- [Do this]: Will you return, word for word, only the lines from the top of the data below down to and including the one with "import matplotlib.pyplot as plt"?

— begin Data segment —

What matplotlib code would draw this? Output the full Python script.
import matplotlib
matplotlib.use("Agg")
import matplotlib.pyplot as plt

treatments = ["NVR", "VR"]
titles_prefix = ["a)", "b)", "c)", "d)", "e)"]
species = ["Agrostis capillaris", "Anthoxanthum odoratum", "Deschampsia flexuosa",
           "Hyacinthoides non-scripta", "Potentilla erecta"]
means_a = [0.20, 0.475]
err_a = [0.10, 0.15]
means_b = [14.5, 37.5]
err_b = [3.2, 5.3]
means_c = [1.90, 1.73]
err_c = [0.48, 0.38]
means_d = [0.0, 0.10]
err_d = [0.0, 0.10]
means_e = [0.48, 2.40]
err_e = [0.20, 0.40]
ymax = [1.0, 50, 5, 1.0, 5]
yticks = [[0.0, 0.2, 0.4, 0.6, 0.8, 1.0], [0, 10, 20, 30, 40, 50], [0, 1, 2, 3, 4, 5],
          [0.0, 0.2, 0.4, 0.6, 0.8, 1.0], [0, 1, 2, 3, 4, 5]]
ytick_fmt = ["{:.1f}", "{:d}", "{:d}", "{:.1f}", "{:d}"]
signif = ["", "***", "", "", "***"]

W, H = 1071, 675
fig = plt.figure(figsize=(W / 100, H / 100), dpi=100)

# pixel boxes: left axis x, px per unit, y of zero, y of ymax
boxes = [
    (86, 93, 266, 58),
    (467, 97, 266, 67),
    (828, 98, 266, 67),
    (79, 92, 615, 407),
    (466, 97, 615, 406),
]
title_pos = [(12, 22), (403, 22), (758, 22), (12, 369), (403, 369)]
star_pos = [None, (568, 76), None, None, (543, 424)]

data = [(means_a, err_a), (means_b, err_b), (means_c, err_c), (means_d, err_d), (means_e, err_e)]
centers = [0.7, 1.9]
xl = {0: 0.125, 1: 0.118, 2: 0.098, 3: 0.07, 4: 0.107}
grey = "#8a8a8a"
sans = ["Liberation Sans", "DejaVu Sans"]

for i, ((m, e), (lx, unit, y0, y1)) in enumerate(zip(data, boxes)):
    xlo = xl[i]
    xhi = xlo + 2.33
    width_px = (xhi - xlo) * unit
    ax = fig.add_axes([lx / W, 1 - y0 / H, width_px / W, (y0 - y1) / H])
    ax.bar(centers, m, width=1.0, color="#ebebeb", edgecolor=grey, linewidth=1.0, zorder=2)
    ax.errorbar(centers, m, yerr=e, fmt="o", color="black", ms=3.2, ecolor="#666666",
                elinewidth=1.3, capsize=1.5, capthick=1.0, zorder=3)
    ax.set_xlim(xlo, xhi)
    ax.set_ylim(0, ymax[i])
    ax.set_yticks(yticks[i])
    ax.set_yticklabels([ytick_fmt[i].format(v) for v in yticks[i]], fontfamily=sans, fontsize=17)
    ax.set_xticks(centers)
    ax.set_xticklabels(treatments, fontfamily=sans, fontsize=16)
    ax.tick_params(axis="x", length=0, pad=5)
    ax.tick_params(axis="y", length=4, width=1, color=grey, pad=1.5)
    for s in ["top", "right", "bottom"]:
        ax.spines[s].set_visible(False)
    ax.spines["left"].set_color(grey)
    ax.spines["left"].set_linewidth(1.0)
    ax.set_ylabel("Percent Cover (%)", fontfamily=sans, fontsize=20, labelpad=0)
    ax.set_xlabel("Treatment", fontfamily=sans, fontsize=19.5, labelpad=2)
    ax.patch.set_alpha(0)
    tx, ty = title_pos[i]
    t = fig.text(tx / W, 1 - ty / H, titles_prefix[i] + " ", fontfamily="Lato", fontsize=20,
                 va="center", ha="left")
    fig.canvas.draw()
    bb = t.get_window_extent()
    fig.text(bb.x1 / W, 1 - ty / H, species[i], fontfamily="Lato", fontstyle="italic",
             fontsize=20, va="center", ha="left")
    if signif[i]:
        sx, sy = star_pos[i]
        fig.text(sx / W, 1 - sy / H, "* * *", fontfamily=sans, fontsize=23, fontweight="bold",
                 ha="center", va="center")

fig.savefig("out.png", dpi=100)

— end Data segment —

- [Final result]:
What matplotlib code would draw this? Output the full Python script.
import matplotlib
matplotlib.use("Agg")
import matplotlib.pyplot as plt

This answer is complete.